Data excerpt -
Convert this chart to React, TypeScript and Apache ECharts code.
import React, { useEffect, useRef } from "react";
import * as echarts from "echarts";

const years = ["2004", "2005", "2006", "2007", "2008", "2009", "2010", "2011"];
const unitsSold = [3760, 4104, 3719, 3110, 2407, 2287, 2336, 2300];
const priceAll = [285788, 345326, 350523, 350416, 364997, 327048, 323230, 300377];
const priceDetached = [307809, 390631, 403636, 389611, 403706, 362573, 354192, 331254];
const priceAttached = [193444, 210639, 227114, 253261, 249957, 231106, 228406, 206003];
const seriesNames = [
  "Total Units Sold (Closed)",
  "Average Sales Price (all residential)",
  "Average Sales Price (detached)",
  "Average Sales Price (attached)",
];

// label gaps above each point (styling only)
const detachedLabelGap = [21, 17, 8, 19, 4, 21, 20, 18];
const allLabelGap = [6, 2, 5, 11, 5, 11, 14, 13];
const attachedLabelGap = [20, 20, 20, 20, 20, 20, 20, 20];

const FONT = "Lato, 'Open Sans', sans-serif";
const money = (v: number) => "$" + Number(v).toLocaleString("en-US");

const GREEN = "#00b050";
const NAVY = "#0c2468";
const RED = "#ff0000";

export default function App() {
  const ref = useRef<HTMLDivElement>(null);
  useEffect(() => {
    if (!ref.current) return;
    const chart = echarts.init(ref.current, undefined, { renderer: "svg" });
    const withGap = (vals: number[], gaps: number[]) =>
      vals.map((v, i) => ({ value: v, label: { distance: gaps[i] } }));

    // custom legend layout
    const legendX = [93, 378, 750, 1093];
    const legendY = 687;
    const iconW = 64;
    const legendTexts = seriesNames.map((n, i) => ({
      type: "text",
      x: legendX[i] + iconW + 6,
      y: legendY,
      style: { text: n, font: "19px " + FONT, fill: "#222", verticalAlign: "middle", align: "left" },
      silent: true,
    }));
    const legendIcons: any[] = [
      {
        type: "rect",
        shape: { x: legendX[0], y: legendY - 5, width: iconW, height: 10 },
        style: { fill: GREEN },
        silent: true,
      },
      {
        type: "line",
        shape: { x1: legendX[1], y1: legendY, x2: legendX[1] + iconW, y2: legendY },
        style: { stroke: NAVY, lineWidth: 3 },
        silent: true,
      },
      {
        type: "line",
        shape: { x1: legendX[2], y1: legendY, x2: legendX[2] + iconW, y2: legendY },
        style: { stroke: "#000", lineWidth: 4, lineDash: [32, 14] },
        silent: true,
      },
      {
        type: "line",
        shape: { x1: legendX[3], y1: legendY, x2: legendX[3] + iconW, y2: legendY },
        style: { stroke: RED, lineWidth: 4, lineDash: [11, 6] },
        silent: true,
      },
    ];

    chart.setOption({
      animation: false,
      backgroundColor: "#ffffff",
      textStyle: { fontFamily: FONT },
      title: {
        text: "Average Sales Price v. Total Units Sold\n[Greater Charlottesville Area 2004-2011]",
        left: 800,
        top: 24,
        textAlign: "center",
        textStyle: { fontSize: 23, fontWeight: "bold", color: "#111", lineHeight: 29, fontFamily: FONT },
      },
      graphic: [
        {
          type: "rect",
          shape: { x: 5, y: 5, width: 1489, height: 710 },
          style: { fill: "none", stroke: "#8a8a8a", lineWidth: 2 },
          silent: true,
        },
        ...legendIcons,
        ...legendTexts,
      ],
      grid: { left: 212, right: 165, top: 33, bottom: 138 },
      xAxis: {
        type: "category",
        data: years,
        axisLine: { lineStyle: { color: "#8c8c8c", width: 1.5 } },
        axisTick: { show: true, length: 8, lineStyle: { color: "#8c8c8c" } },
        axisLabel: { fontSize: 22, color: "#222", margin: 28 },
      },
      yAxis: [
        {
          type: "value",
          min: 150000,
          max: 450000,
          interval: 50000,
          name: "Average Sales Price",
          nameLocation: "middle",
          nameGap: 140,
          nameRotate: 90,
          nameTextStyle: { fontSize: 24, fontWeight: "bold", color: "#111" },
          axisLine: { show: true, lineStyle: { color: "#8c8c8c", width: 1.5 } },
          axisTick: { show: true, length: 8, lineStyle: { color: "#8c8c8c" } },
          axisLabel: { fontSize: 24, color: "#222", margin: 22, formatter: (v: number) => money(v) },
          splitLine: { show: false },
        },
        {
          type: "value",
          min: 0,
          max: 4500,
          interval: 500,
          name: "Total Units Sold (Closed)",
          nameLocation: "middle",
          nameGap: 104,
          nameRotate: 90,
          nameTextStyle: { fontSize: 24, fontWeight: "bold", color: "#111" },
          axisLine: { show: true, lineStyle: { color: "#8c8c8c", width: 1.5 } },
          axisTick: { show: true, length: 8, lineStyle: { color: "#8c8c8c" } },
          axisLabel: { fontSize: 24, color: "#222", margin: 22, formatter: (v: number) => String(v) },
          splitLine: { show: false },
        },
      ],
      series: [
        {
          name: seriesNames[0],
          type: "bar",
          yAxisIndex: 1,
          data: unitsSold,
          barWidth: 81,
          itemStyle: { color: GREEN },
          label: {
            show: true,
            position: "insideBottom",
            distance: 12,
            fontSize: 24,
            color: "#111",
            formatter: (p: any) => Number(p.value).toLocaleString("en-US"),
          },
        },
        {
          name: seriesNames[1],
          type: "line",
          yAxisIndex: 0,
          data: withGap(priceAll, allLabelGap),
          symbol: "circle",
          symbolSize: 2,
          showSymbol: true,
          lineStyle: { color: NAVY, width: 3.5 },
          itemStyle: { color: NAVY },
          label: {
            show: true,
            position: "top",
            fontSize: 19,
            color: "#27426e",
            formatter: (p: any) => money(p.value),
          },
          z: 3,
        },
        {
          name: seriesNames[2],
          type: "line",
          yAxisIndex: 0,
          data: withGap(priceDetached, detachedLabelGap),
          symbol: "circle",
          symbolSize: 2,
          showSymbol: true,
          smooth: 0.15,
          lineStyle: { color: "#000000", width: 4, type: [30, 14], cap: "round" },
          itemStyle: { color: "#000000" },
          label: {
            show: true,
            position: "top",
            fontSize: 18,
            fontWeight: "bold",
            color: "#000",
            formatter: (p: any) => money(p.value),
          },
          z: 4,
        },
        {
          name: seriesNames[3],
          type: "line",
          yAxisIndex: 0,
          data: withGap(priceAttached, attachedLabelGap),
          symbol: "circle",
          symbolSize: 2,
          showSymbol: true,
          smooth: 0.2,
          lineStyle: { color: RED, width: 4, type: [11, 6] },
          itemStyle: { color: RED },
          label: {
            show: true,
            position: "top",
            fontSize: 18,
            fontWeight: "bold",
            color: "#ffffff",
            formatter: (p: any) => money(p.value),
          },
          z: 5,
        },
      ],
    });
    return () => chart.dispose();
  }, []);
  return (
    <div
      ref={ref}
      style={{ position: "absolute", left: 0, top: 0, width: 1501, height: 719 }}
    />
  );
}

Exercise requirements -
Print the material verbatim, all of it.

Exercise output -
Convert this chart to React, TypeScript and Apache ECharts code.
import React, { useEffect, useRef } from "react";
import * as echarts from "echarts";

const years = ["2004", "2005", "2006", "2007", "2008", "2009", "2010", "2011"];
const unitsSold = [3760, 4104, 3719, 3110, 2407, 2287, 2336, 2300];
const priceAll = [285788, 345326, 350523, 350416, 364997, 327048, 323230, 300377];
const priceDetached = [307809, 390631, 403636, 389611, 403706, 362573, 354192, 331254];
const priceAttached = [193444, 210639, 227114, 253261, 249957, 231106, 228406, 206003];
const seriesNames = [
  "Total Units Sold (Closed)",
  "Average Sales Price (all residential)",
  "Average Sales Price (detached)",
  "Average Sales Price (attached)",
];

// label gaps above each point (styling only)
const detachedLabelGap = [21, 17, 8, 19, 4, 21, 20, 18];
const allLabelGap = [6, 2, 5, 11, 5, 11, 14, 13];
const attachedLabelGap = [20, 20, 20, 20, 20, 20, 20, 20];

const FONT = "Lato, 'Open Sans', sans-serif";
const money = (v: number) => "$" + Number(v).toLocaleString("en-US");

const GREEN = "#00b050";
const NAVY = "#0c2468";
const RED = "#ff0000";

export default function App() {
  const ref = useRef<HTMLDivElement>(null);
  useEffect(() => {
    if (!ref.current) return;
    const chart = echarts.init(ref.current, undefined, { renderer: "svg" });
    const withGap = (vals: number[], gaps: number[]) =>
      vals.map((v, i) => ({ value: v, label: { distance: gaps[i] } }));

    // custom legend layout
    const legendX = [93, 378, 750, 1093];
    const legendY = 687;
    const iconW = 64;
    const legendTexts = seriesNames.map((n, i) => ({
      type: "text",
      x: legendX[i] + iconW + 6,
      y: legendY,
      style: { text: n, font: "19px " + FONT, fill: "#222", verticalAlign: "middle", align: "left" },
      silent: true,
    }));
    const legendIcons: any[] = [
      {
        type: "rect",
        shape: { x: legendX[0], y: legendY - 5, width: iconW, height: 10 },
        style: { fill: GREEN },
        silent: true,
      },
      {
        type: "line",
        shape: { x1: legendX[1], y1: legendY, x2: legendX[1] + iconW, y2: legendY },
        style: { stroke: NAVY, lineWidth: 3 },
        silent: true,
      },
      {
        type: "line",
        shape: { x1: legendX[2], y1: legendY, x2: legendX[2] + iconW, y2: legendY },
        style: { stroke: "#000", lineWidth: 4, lineDash: [32, 14] },
        silent: true,
      },
      {
        type: "line",
        shape: { x1: legendX[3], y1: legendY, x2: legendX[3] + iconW, y2: legendY },
        style: { stroke: RED, lineWidth: 4, lineDash: [11, 6] },
        silent: true,
      },
    ];

    chart.setOption({
      animation: false,
      backgroundColor: "#ffffff",
      textStyle: { fontFamily: FONT },
      title: {
        text: "Average Sales Price v. Total Units Sold\n[Greater Charlottesville Area 2004-2011]",
        left: 800,
        top: 24,
        textAlign: "center",
        textStyle: { fontSize: 23, fontWeight: "bold", color: "#111", lineHeight: 29, fontFamily: FONT },
      },
      graphic: [
        {
          type: "rect",
          shape: { x: 5, y: 5, width: 1489, height: 710 },
          style: { fill: "none", stroke: "#8a8a8a", lineWidth: 2 },
          silent: true,
        },
        ...legendIcons,
        ...legendTexts,
      ],
      grid: { left: 212, right: 165, top: 33, bottom: 138 },
      xAxis: {
        type: "category",
        data: years,
        axisLine: { lineStyle: { color: "#8c8c8c", width: 1.5 } },
        axisTick: { show: true, length: 8, lineStyle: { color: "#8c8c8c" } },
        axisLabel: { fontSize: 22, color: "#222", margin: 28 },
      },
      yAxis: [
        {
          type: "value",
          min: 150000,
          max: 450000,
          interval: 50000,
          name: "Average Sales Price",
          nameLocation: "middle",
          nameGap: 140,
          nameRotate: 90,
          nameTextStyle: { fontSize: 24, fontWeight: "bold", color: "#111" },
          axisLine: { show: true, lineStyle: { color: "#8c8c8c", width: 1.5 } },
          axisTick: { show: true, length: 8, lineStyle: { color: "#8c8c8c" } },
          axisLabel: { fontSize: 24, color: "#222", margin: 22, formatter: (v: number) => money(v) },
          splitLine: { show: false },
        },
        {
          type: "value",
          min: 0,
          max: 4500,
          interval: 500,
          name: "Total Units Sold (Closed)",
          nameLocation: "middle",
          nameGap: 104,
          nameRotate: 90,
          nameTextStyle: { fontSize: 24, fontWeight: "bold", color: "#111" },
          axisLine: { show: true, lineStyle: { color: "#8c8c8c", width: 1.5 } },
          axisTick: { show: true, length: 8, lineStyle: { color: "#8c8c8c" } },
          axisLabel: { fontSize: 24, color: "#222", margin: 22, formatter: (v: number) => String(v) },
          splitLine: { show: false },
        },
      ],
      series: [
        {
          name: seriesNames[0],
          type: "bar",
          yAxisIndex: 1,
          data: unitsSold,
          barWidth: 81,
          itemStyle: { color: GREEN },
          label: {
            show: true,
            position: "insideBottom",
            distance: 12,
            fontSize: 24,
            color: "#111",
            formatter: (p: any) => Number(p.value).toLocaleString("en-US"),
          },
        },
        {
          name: seriesNames[1],
          type: "line",
          yAxisIndex: 0,
          data: withGap(priceAll, allLabelGap),
          symbol: "circle",
          symbolSize: 2,
          showSymbol: true,
          lineStyle: { color: NAVY, width: 3.5 },
          itemStyle: { color: NAVY },
          label: {
            show: true,
            position: "top",
            fontSize: 19,
            color: "#27426e",
            formatter: (p: any) => money(p.value),
          },
          z: 3,
        },
        {
          name: seriesNames[2],
          type: "line",
          yAxisIndex: 0,
          data: withGap(priceDetached, detachedLabelGap),
          symbol: "circle",
          symbolSize: 2,
          showSymbol: true,
          smooth: 0.15,
          lineStyle: { color: "#000000", width: 4, type: [30, 14], cap: "round" },
          itemStyle: { color: "#000000" },
          label: {
            show: true,
            position: "top",
            fontSize: 18,
            fontWeight: "bold",
            color: "#000",
            formatter: (p: any) => money(p.value),
          },
          z: 4,
        },
        {
          name: seriesNames[3],
          type: "line",
          yAxisIndex: 0,
          data: withGap(priceAttached, attachedLabelGap),
          symbol: "circle",
          symbolSize: 2,
          showSymbol: true,
          smooth: 0.2,
          lineStyle: { color: RED, width: 4, type: [11, 6] },
          itemStyle: { color: RED },
          label: {
            show: true,
            position: "top",
            fontSize: 18,
            fontWeight: "bold",
            color: "#ffffff",
            formatter: (p: any) => money(p.value),
          },
          z: 5,
        },
      ],
    });
    return () => chart.dispose();
  }, []);
  return (
    <div
      ref={ref}
      style={{ position: "absolute", left: 0, top: 0, width: 1501, height: 719 }}
    />
  );
}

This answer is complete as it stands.